In the adjoining figure, $\angle OAB = 30^\circ $ and $\angle OCB = 57^\circ ,\angle AOC = $? & $\angle BOC = $?

A.$\angle AOC = 120^\circ $& $\angle BOC = 66^\circ $
B.$\angle AOC = 54^\circ $&$\angle BOC = 57^\circ $
C.$\angle AOC = 30^\circ $&$\angle BOC = 57^\circ $
D.$\angle AOC = 54^\circ $&$\angle BOC = 66^\circ $

Answer 1

Hint: In this question we can see two isosceles triangles which implies that the angles opposite to their equal sides will be equal. So, by this we can find the value of $\angle AOB$ and $\angle BOC$
So, then by subtracting $\angle BOC$ from $\angle AOB$, we will get our answer.

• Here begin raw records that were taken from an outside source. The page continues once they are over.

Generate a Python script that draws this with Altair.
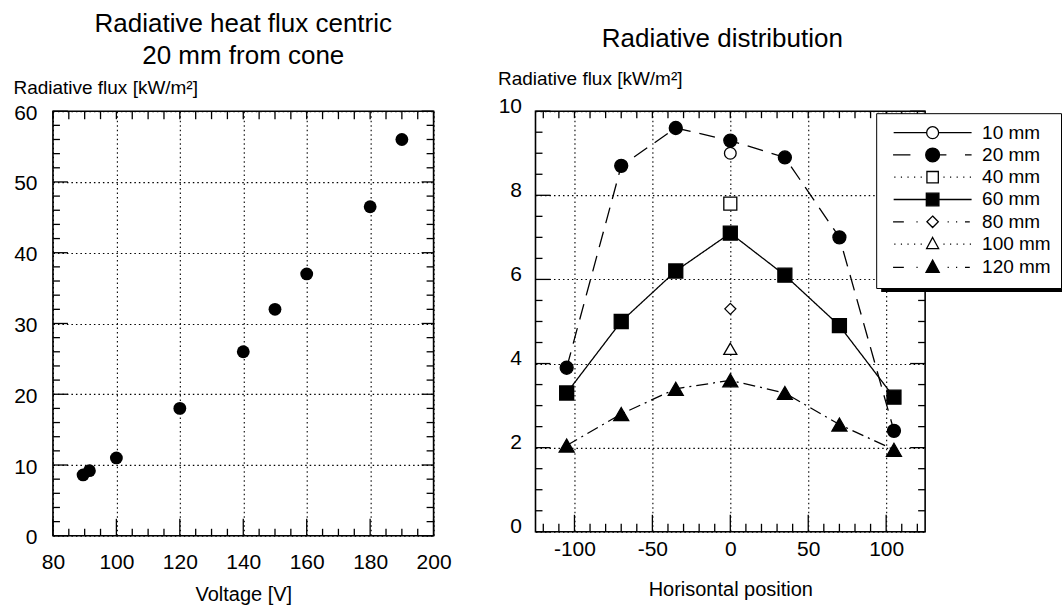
import altair as alt
import pandas as pd

FONT = "Liberation Sans"

# ---------------- Left chart data ----------------
voltage = [89.5, 91.5, 100, 120, 140, 150, 160, 180, 190]
flux_centric = [8.6, 9.2, 11.0, 18.0, 26.0, 32.0, 37.0, 46.5, 56.0]

left_x_labels = [80, 100, 120, 140, 160, 180, 200]
left_y_labels = [0, 10, 20, 30, 40, 50, 60]
left_x_minor = [v for v in range(80, 201, 5) if v % 20]
left_x_top = list(range(80, 201, 5))
left_y_minor = [v for v in range(0, 61, 2) if v % 10]

# ---------------- Right chart data ----------------
series_names = ["10 mm", "20 mm", "40 mm", "60 mm", "80 mm", "100 mm", "120 mm"]
positions = [-105, -70, -35, 0, 35, 70, 105]
flux_20mm = [3.9, 8.7, 9.6, 9.3, 8.9, 7.0, 2.4]
flux_60mm = [3.3, 5.0, 6.2, 7.1, 6.1, 4.9, 3.2]
flux_120mm = [2.05, 2.8, 3.4, 3.6, 3.3, 2.55, 1.95]
center_position = [0]
flux_10mm = [9.0]
flux_40mm = [7.8]
flux_80mm = [5.3]
flux_100mm = [4.35]

right_x_labels = [-100, -50, 0, 50, 100]
right_y_labels = [0, 2, 4, 6, 8, 10]
right_x_minor = [v for v in range(-120, 121, 10) if v % 50]
right_x_top = list(range(-120, 121, 10))
right_y_minor = [v / 2 for v in range(0, 21) if v % 4]

# styles per series
marker_shapes = ["circle", "circle", "square", "square", "diamond", "triangle-up", "triangle-up"]
marker_fills = ["white", "black", "white", "black", "white", "white", "black"]
marker_sizes = [137, 169, 169, 196, 121, 169, 225]
line_series = ["20 mm", "60 mm", "120 mm"]
line_dashes = [[16, 9], [1, 0], [12, 5, 2, 5]]


def seg(a, b):
    return f"M{a},0L{b},0"


def circle(r):
    return f"M{-r},0A{r},{r} 0 1,1 {r},0A{r},{r} 0 1,1 {-r},0Z"


def square(h):
    return f"M{-h},{-h}L{h},{-h}L{h},{h}L{-h},{h}Z"


def diamond(r):
    return f"M0,{-r}L{r},0L0,{r}L{-r},0Z"


def triangle(r):
    return f"M0,{-round(r * 1.1, 3)}L{r},{round(r * 0.75, 3)}L{-r},{round(r * 0.75, 3)}Z"


def dots(xs):
    return "".join(seg(round(x - 0.1, 2), round(x + 0.1, 2)) for x in xs)


dot_pos = [-6.3, -5.2, -4.1, -3.0, -1.9, 1.9, 3.0, 4.1, 5.2, 6.3]
legend_paths = [
    seg(-6.5, -1.0) + seg(1.0, 6.5) + circle(1.0),
    seg(-6.6, -3.7) + seg(1.15, 2.3) + seg(5.4, 6.5) + circle(1.15),
    dots(dot_pos) + square(0.95),
    seg(-6.5, -1.0) + seg(1.0, 6.5) + square(1.05),
    seg(-6.6, -4.8) + dots([-2.6, 2.6, 4.0]) + seg(5.4, 6.2) + diamond(0.95),
    dots(dot_pos) + triangle(1.0),
    seg(-6.6, -4.8) + dots([-2.6, 2.6, 4.0]) + seg(5.4, 6.2) + triangle(1.1),
]

rows = []
for name, xs, ys in [
    ("10 mm", center_position, flux_10mm),
    ("20 mm", positions, flux_20mm),
    ("40 mm", center_position, flux_40mm),
    ("60 mm", positions, flux_60mm),
    ("80 mm", center_position, flux_80mm),
    ("100 mm", center_position, flux_100mm),
    ("120 mm", positions, flux_120mm),
]:
    for x, y in zip(xs, ys):
        rows.append({"series": name, "position": x, "flux": y})
right_df = pd.DataFrame(rows)
left_df = pd.DataFrame({"voltage": voltage, "flux": flux_centric})

TICK_W = 1.3


def x_ticks(values, scale, y_from, y_to):
    return alt.Chart(pd.DataFrame({"v": values})).mark_rule(
        color="black", strokeWidth=TICK_W
    ).encode(x=alt.X("v:Q", scale=scale, axis=None), y=alt.value(y_from), y2=alt.value(y_to))


def y_ticks(values, scale, x_from, x_to):
    return alt.Chart(pd.DataFrame({"v": values})).mark_rule(
        color="black", strokeWidth=TICK_W
    ).encode(y=alt.Y("v:Q", scale=scale, axis=None), x=alt.value(x_from), x2=alt.value(x_to))


# ---------------- Left chart ----------------
LW, LH = 381, 425
lx = alt.Scale(domain=[80, 200], nice=False, zero=False)
ly = alt.Scale(domain=[0, 60], nice=False, zero=False)
lx_axis = alt.Axis(values=left_x_labels, title="Voltage [V]", labelPadding=16,
                   titleY=65, titleBaseline="alphabetic")
ly_axis = alt.Axis(values=left_y_labels, title="Radiative flux [kW/m²]", labelPadding=16,
                   labelOffset=2, titleAngle=0, titleAlign="left", titleX=-40, titleY=-18,
                   titleBaseline="alphabetic")

left_points = alt.Chart(left_df).mark_point(
    filled=True, shape="circle", size=165, color="black", opacity=1
).encode(
    x=alt.X("voltage:Q", scale=lx, axis=lx_axis),
    y=alt.Y("flux:Q", scale=ly, axis=ly_axis),
)

left = alt.layer(
    left_points,
    x_ticks(left_x_labels, lx, LH, LH - 17),
    x_ticks(left_x_minor, lx, LH, LH - 7),
    x_ticks(left_x_top, lx, 0, 8),
    y_ticks(left_y_labels, ly, 0, 15),
    y_ticks(left_y_minor, ly, 0, 7),
    y_ticks(left_y_labels, ly, LW, LW - 12),
    y_ticks(left_y_minor, ly, LW, LW - 7),
).resolve_axis(x="independent", y="independent").properties(
    width=LW, height=LH,
    title=alt.TitleParams(["Radiative heat flux centric", "20 mm from cone"],
                          fontSize=26, lineHeight=32, anchor="middle", frame="group", offset=9),
)

# ---------------- Right chart ----------------
RW, RH = 390, 421
rx = alt.Scale(domain=[-125, 125], nice=False, zero=False)
ry = alt.Scale(domain=[0, 10], nice=False, zero=False)
rx_axis = alt.Axis(values=right_x_labels, title="Horisontal position", labelPadding=7,
                   labelExpr="'' + datum.value",
                   titleY=64, titleBaseline="alphabetic")
ry_axis = alt.Axis(values=right_y_labels, title="Radiative flux [kW/m²]", labelPadding=14,
                   labelOffset=-5, titleAngle=0, titleAlign="left", titleX=-38, titleY=-27,
                   titleBaseline="alphabetic")

right_lines = alt.Chart(right_df).transform_filter(
    alt.FieldOneOfPredicate(field="series", oneOf=line_series)
).mark_line(color="black", strokeWidth=1.3).encode(
    x=alt.X("position:Q", scale=rx, axis=rx_axis),
    y=alt.Y("flux:Q", scale=ry, axis=ry_axis),
    strokeDash=alt.StrokeDash("series:N", scale=alt.Scale(domain=line_series, range=line_dashes),
                              legend=None),
)

point_layers = []
for name, shp, fil, sz in zip(series_names, marker_shapes, marker_fills, marker_sizes):
    point_layers.append(
        alt.Chart(right_df).transform_filter(alt.datum.series == name).mark_point(
            filled=True, shape=shp, fill=fil, stroke="black", strokeWidth=1.3, size=sz, opacity=1
        ).encode(
            x=alt.X("position:Q", scale=rx, axis=None),
            y=alt.Y("flux:Q", scale=ry, axis=None),
        )
    )

# legend box (positioned relative to the left plot origin, as the legend is shared)
LEG_X, LEG_Y = 824, 2
legend_cfg = dict(
    title=None, orient="none", legendX=LEG_X, legendY=LEG_Y, padding=10, rowPadding=2.3,
    symbolSize=144, symbolOffset=37, labelOffset=40, labelFontSize=19, labelFont=FONT,
    labelColor="black", symbolStrokeWidth=1.3,
    fillColor="white", strokeColor="black", labelLimit=200,
)

legend_layer = alt.Chart(right_df).transform_filter("datum.flux > 1000").mark_point(
    filled=True, strokeWidth=1.3, opacity=1
).encode(
    x=alt.X("position:Q", scale=rx, axis=None),
    y=alt.Y("flux:Q", scale=ry, axis=None),
    shape=alt.Shape("series:N", scale=alt.Scale(domain=series_names, range=legend_paths),
                    legend=alt.Legend(**legend_cfg)),
    fill=alt.Fill("series:N", scale=alt.Scale(domain=series_names, range=marker_fills),
                  legend=alt.Legend(**legend_cfg)),
    stroke=alt.Stroke("series:N", scale=alt.Scale(domain=series_names, range=["black"] * 7),
                      legend=alt.Legend(**legend_cfg)),
)

# drop shadow under the legend box (right-chart pixel frame)
shadow = alt.Chart(pd.DataFrame({"s": [0]})).mark_rect(color="black").encode(
    x=alt.value(346), x2=alt.value(527), y=alt.value(8), y2=alt.value(181)
)

right = alt.layer(
    right_lines,
    *point_layers,
    legend_layer,
    x_ticks(right_x_labels, rx, RH, RH - 17),
    x_ticks(right_x_minor, rx, RH, RH - 8),
    x_ticks(right_x_top, rx, 0, 7),
    y_ticks(right_y_labels, ry, 0, 15),
    y_ticks(right_y_minor, ry, 0, 7),
    y_ticks(right_y_labels, ry, RW, RW - 15),
    y_ticks(right_y_minor, ry, RW, RW - 7),
    shadow,
).resolve_axis(x="independent", y="independent").properties(
    width=RW, height=RH,
    title=alt.TitleParams("Radiative distribution", fontSize=26, anchor="middle",
                          frame="group", offset=17, dx=-8),
)

chart = alt.hconcat(left, right, spacing=102, bounds="flush").properties(
    padding={"left": 12, "top": 10, "right": 0, "bottom": 0}
).configure(font=FONT).configure_view(
    stroke="black", strokeWidth=1.6
).configure_axis(
    labelFont=FONT, titleFont=FONT, labelFontSize=21, titleFontSize=20,
    labelColor="black", titleColor="black", titleFontWeight="normal",
    grid=True, gridColor="black", gridDash=[1.5, 3], gridWidth=1.1, gridOpacity=1,
    ticks=False, domain=False, labelFlush=False, labelOverlap=False, labelBound=False,
).configure_axisY(titleFontSize=19).configure_title(
    font=FONT, fontWeight="normal", color="black"
)

chart.save("out.html", embed_options={"renderer": "svg", "actions": False})
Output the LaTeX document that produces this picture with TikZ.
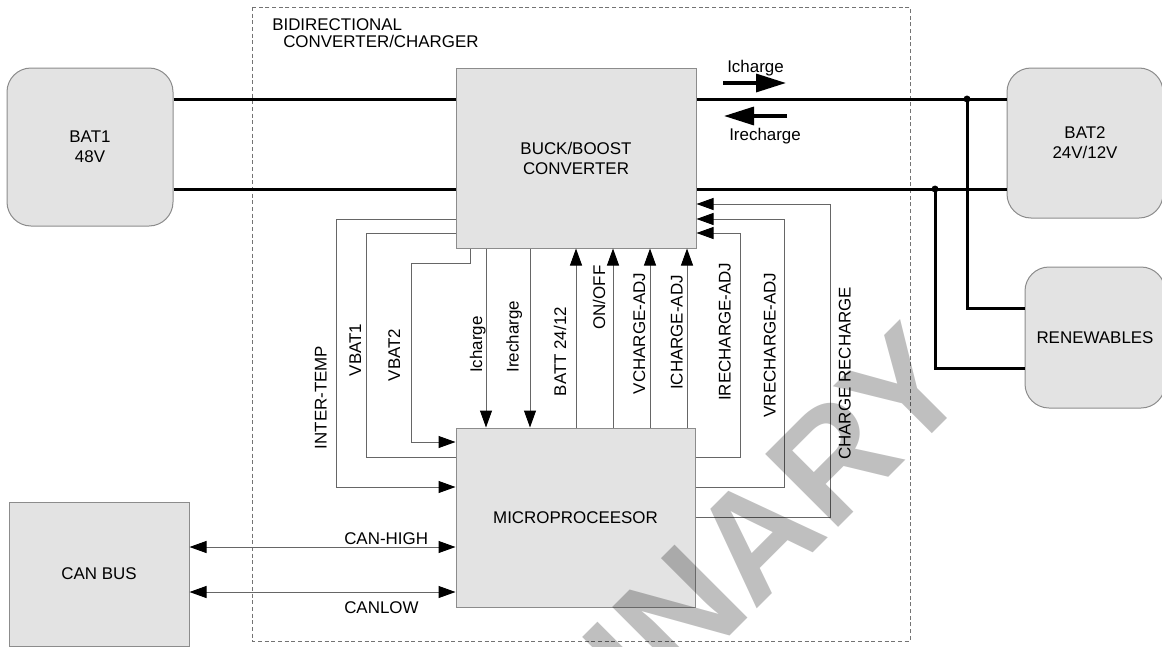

Complete step by step solution:
First of all we will start this question by listing the information given in the question.
So, it is given in the question that
There is a circle with center $O$
And $\angle OAB = 30^\circ ,\angle OCB = 57^\circ $
So, first of all we will consider the triangle $\vartriangle OAB$
In this triangle we can clearly see that the sides $OA$ and $OB$ are equal, because they are nothing but the radiuses of the circle.
So, $OA = OB$
$ \Rightarrow \angle OAB = \angle OBA$ (Because in a triangle angles opposite to equal sides are equal)
 $ \Rightarrow \angle OAB = \angle OBA = 30^\circ $ (As it is given that$\angle OAB = 30^\circ $)
Now, as we know that sum of all the angles of a triangle is equal to $180^\circ $
$ \Rightarrow \angle OAB + \angle OBA + \angle AOB = 180^\circ $
So, after putting the corresponding values we get
$
   \Rightarrow 30^\circ + 30^\circ + \angle AOB = 180^\circ \\
   \Rightarrow \angle AOB = 180^\circ - 60^\circ \\
 $
$ \Rightarrow \angle AOB = 120^\circ $ ……..(i)
Now, we will consider the second triangle that is $\vartriangle OBC$
Here also we can clearly see that the side $OC$and $OB$ are equal, because they are nothing but the radiuses of the circle.
So, similarly we can say the angles opposite to these sides will be equal, because in a triangle the angles opposite to equal sides are equal.
$ \Rightarrow \angle OBC = \angle OCB = 57^\circ $ (As it is given that$\angle OCB = 57^\circ $)
Now, as we know that sum of all the angles of a triangle is equal to $180^\circ $
$ \Rightarrow \angle OBC + \angle OCB + \angle BOC = 180^\circ $
So, after putting the corresponding values we get
$
   \Rightarrow 57^\circ + 57^\circ + \angle BOC = 180^\circ \\
   \Rightarrow \angle BOC = 180^\circ - 114^\circ \\
 $
$ \Rightarrow \angle BOC = 66^\circ $ ………(ii)
Now, if we consider the $\angle AOB$
We know that $\angle AOB = \angle AOC + \angle BOC$
So, by putting the corresponding values from equation (i) and (ii) we get
$
   \Rightarrow 120^\circ = \angle AOC + 66^\circ \\
   \Rightarrow \angle AOC = 120^\circ - 66^\circ \\
 $
$ \Rightarrow \angle AOC = 54^\circ $
So, we concluded that $\angle AOC = 54^\circ $ and $\angle BOC = 66^\circ $.
$ \Rightarrow $Option D is correct.

Note: This a basic question based on the properties of the triangle, which is that angles opposite to equal sides are equal. So, here we just need to remember the properties of the isosceles triangle other than that there is nothing much needed for solving this question.